BP Oil Spill: Two Years Later, Dispersants' Effects Still a Mystery
July 9, 2012— -- Two years ago this week, the wellhead that ruptured on the sea floor of the Gulf of Mexico, sending 4.9 million barrels of oil into the water, was capped. After three months, the end of the largest oil spill in the industry's history was in sight.
With the help of nearly 2 million gallons of toxic chemicals known as dispersants, BP and government agencies involved in the response managed to prevent most of the oil from reaching the shoreline. But while the Gulf Coast's seafood and tourism industries are slowly recovering, the effects of those dispersants — used underwater for the first time ever — remain murky.
"My stomach churns when I hear people say, 'We dodged a bullet,' because I've heard it so many times, but we shouldn't be so quick to wave this off," said James Cowan, a professor at Louisiana State University's School of the Coast and Environment. "This notion of 'Come back to the Gulf, eat seafood, it's fine' is a problem."
The health risks of dispersants used in the response to the Deepwater Horizon spill are not yet fully known, said Cheryl Murphy, an environmental toxicologist at Michigan State University, in part because the contamination that began in phytoplankton may take years to rise up the food chain to the seafood eaten by humans.
Scientists are already spotting red flags. Cowan said the rates of dolphin and sea turtle deaths have risen to highly unusual levels in the Gulf of Mexico.
There is also clear evidence, he said, that contamination has been making strides up the food chain, with 2 to 5 percent of the gulf fish population affected. His greatest worry now, he said, is for fishermen who handle fish with lesions containing highly concentrated pathogens linked to the dispersants, which accelerate the breakup of oil.

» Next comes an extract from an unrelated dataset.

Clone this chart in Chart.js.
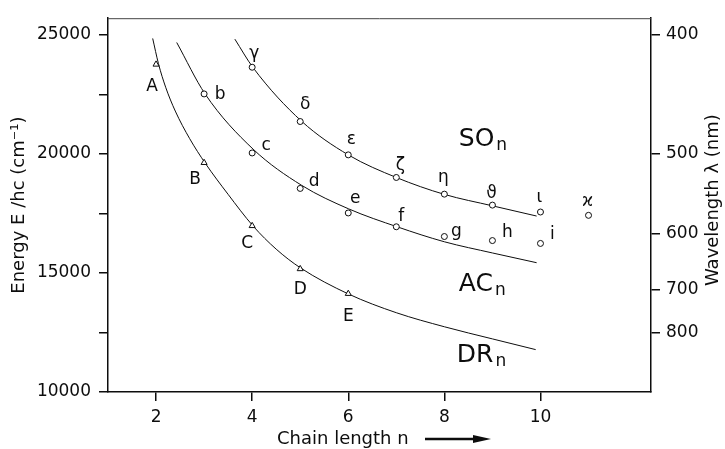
<!DOCTYPE html>
<html>
<head>
<meta charset="utf-8">
<title>Chain length vs energy</title>
<script src="https://cdn.jsdelivr.net/npm/chart.js@4"></script>
<style>
    html, body { margin: 0; padding: 0; background: #fff; }
    #wrap { width: 725px; height: 449px; position: relative; }
</style>
</head>
<body>
<div id="wrap"><canvas id="chart"></canvas></div>
<script>
// measured points (chain length n, energy in cm-1)
const drN = [2, 3, 4, 5, 6];
const drE = [23760, 19630, 16980, 15170, 14130];
const drLabels = ['A', 'B', 'C', 'D', 'E'];

const acN = [3, 4, 5, 6, 7, 8, 9, 10];
const acE = [22520, 20040, 18550, 17520, 16940, 16530, 16360, 16240];
const acLabels = ['b', 'c', 'd', 'e', 'f', 'g', 'h', 'i'];

const soN = [4, 5, 6, 7, 8, 9, 10, 11];
const soE = [23640, 21360, 19960, 19010, 18310, 17850, 17560, 17420];
const soLabels = ['γ', 'δ', 'ε', 'ζ', 'η', 'ϑ', 'ι', 'ϰ'];

// fitted curves
const drCurveN = [1.93, 2.05, 2.2, 2.4, 2.7, 3.02, 3.5, 4.02, 4.5, 5, 6, 7, 8, 9, 9.9];
const drCurveE = [24850, 23790, 22800, 21800, 20640, 19620, 18300, 16970, 16000, 15220, 14120, 13330, 12740, 12230, 11780];
const acCurveN = [2.43, 3.02, 4.02, 5.03, 6.01, 7.03, 8, 9, 9.92];
const acCurveE = [24680, 22520, 20200, 18680, 17690, 16930, 16310, 15840, 15430];
const soCurveN = [3.64, 4.02, 5.03, 6, 7, 8, 9, 9.92];
const soCurveE = [24820, 23620, 21370, 19960, 19010, 18300, 17820, 17390];

// tick labels
const xTicks = [2, 4, 6, 8, 10];
const energyTicks = [10000, 12500, 15000, 17500, 20000, 22500, 25000];
const wavelengthTicks = [400, 500, 600, 700, 800];

// label offsets in px from each marker (text centre)
const drOff = [[-4, 22], [-9, 17], [-5, 18], [0, 21], [0, 23]];
const acOff = [[16, 1], [14, -7], [14, -7], [7, -14], [5, -10], [12, -5], [15, -8], [12, -9]];
const soOff = [[2, -14], [5, -17], [3, -15], [4, -12], [-1, -17], [-1, -12], [-1, -14], [-1, -14]];

const groups = [
    { n: drN, e: drE, labels: drLabels, off: drOff },
    { n: acN, e: acE, labels: acLabels, off: acOff },
    { n: soN, e: soE, labels: soLabels, off: soOff }
];

// series names placed in data coordinates (left edge, baseline)
const seriesNames = [
    { main: 'SO', sub: 'n', x: 8.3, y: 20350 },
    { main: 'AC', sub: 'n', x: 8.3, y: 14260 },
    { main: 'DR', sub: 'n', x: 8.26, y: 11240 }
];

const toXY = (xs, ys) => xs.map((v, i) => ({ x: v, y: ys[i] }));
const INK = '#0d0d0d';
const FONT = '"DejaVu Sans", sans-serif';

Chart.defaults.font.family = FONT;
Chart.defaults.color = INK;

const annotate = {
    id: 'annotate',
    afterDatasetsDraw(chart) {
        const { ctx, chartArea: a, scales: { x, y } } = chart;
        ctx.save();
        // top edge of the frame
        ctx.strokeStyle = '#444';
        ctx.lineWidth = 1;
        ctx.beginPath();
        ctx.moveTo(a.left, a.top + 0.5);
        ctx.lineTo(a.right, a.top + 0.5);
        ctx.stroke();

        // point letters
        ctx.fillStyle = INK;
        ctx.font = '17px ' + FONT;
        ctx.textAlign = 'center';
        ctx.textBaseline = 'middle';
        groups.forEach(g => g.n.forEach((n, i) => {
            ctx.fillText(g.labels[i],
                x.getPixelForValue(n) + g.off[i][0],
                y.getPixelForValue(g.e[i]) + g.off[i][1]);
        }));

        // right axis title, reading upwards
        ctx.save();
        ctx.font = '18px ' + FONT;
        ctx.translate(a.right + 62, (a.top + a.bottom) / 2 - 5);
        ctx.rotate(-Math.PI / 2);
        ctx.fillText('Wavelength λ (nm)', 0, 0);
        ctx.restore();

        // series names with subscript
        ctx.textAlign = 'left';
        ctx.textBaseline = 'alphabetic';
        seriesNames.forEach(s => {
            const px = x.getPixelForValue(s.x);
            const py = y.getPixelForValue(s.y);
            ctx.font = '25px ' + FONT;
            const w = ctx.measureText(s.main).width;
            ctx.fillText(s.main, px, py);
            ctx.font = '17px ' + FONT;
            ctx.fillText(s.sub, px + w + 2, py + 4);
        });

        // x axis title with arrow
        ctx.font = '18px ' + FONT;
        const tx = a.left + 169;
        const ty = a.bottom + 52;
        ctx.fillText('Chain length n', tx, ty);
        const ay = ty - 5;
        ctx.lineWidth = 2.5;
        ctx.strokeStyle = INK;
        ctx.beginPath();
        ctx.moveTo(tx + 148, ay);
        ctx.lineTo(tx + 200, ay);
        ctx.stroke();
        ctx.beginPath();
        ctx.moveTo(tx + 196, ay - 4);
        ctx.lineTo(tx + 214, ay);
        ctx.lineTo(tx + 196, ay + 4);
        ctx.closePath();
        ctx.fill();
        ctx.restore();
    }
};

const markerStyle = {
    showLine: false,
    borderColor: INK,
    backgroundColor: '#fff',
    borderWidth: 1,
    order: 0
};
const curveStyle = {
    showLine: true,
    pointRadius: 0,
    borderColor: INK,
    borderWidth: 1,
    cubicInterpolationMode: 'monotone',
    order: 1
};
const axisGrid = { drawOnChartArea: false, drawTicks: true, tickLength: 9, color: INK, lineWidth: 1.5 };
const axisBorder = { display: true, color: INK, width: 1.5 };

new Chart(document.getElementById('chart'), {
    type: 'scatter',
    data: {
        datasets: [
            { ...markerStyle, data: toXY(drN, drE), pointStyle: 'triangle', pointRadius: 3.5 },
            { ...markerStyle, data: toXY(acN, acE), pointStyle: 'circle', pointRadius: 3 },
            { ...markerStyle, data: toXY(soN, soE), pointStyle: 'circle', pointRadius: 3 },
            { ...curveStyle, data: toXY(drCurveN, drCurveE) },
            { ...curveStyle, data: toXY(acCurveN, acCurveE) },
            { ...curveStyle, data: toXY(soCurveN, soCurveE) }
        ]
    },
    options: {
        responsive: true,
        maintainAspectRatio: false,
        animation: false,
        layout: { padding: { top: 12, left: 0, right: 0, bottom: 0 } },
        plugins: { legend: { display: false }, tooltip: { enabled: false } },
        scales: {
            x: {
                type: 'linear', min: 1, max: 12.3,
                afterBuildTicks: s => { s.ticks = xTicks.map(v => ({ value: v })); },
                afterFit: s => { s.height = 57; },
                grid: axisGrid, border: axisBorder,
                ticks: { font: { size: 17 }, padding: 6, maxRotation: 0, callback: v => v }
            },
            y: {
                type: 'linear', position: 'left', min: 10000, max: 25700,
                afterBuildTicks: s => { s.ticks = energyTicks.map(v => ({ value: v })); },
                afterFit: s => { s.width = 108; },
                grid: axisGrid, border: axisBorder,
                ticks: { font: { size: 17 }, padding: 8, callback: v => (v % 5000 === 0 ? v : '') },
                title: { display: true, text: 'Energy E /hc (cm⁻¹)', font: { size: 18 }, padding: { top: 9, bottom: 0 } }
            },
            y2: {
                type: 'linear', position: 'right', min: 10000, max: 25700,
                afterBuildTicks: s => { s.ticks = wavelengthTicks.map(l => ({ value: 1e7 / l })); },
                afterFit: s => { s.width = 74; },
                grid: axisGrid, border: axisBorder,
                ticks: { font: { size: 17 }, padding: 6, callback: v => Math.round(1e7 / v) }
            }
        }
    },
    plugins: [annotate]
});
</script>
</body>
</html>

Significant gaps remain in researchers' understanding of the dispersants' environmental consequences, according to a report released by the Government Accountability Office earlier this month. Despite $15.5 million in federal funding for studies on dispersants — including $8 million since the gulf spill — scientists have yet to answer basic questions about how the chemicals affect underwater environments and what their potential risks to human health may be as the chemicals and their combinations with oil droplets move up the food chain.
The main dispersant used in the spill response was Corexit, a cocktail of 57 chemicals manufactured by Illinois-based Nalco. It was neither the most effective nor the least toxic oil dispersants, and it is banned from use in oil spills in the United Kingdom and Canada. But BP claimed that only Nalco could provide the quantities of dispersant needed the week of the disaster. By the time the well was capped, about 1.1 million gallons of dispersants were sprayed at the wellhead in addition to the nearly 1 million gallons poured onto the surface.
On Aug. 2, 2010, the Environmental Protection Agency defended the use of dispersants, arguing that the threat they posed to the environment was no greater than that of the oil. But the picture is much more complicated than that, many scientists say.
When oil combines with the dispersant chemicals, the result is more toxic than either substance individually, and the depth at which dispersants were released raises concerns that currents are carrying their dangers far beyond the wellhead, Cowan said.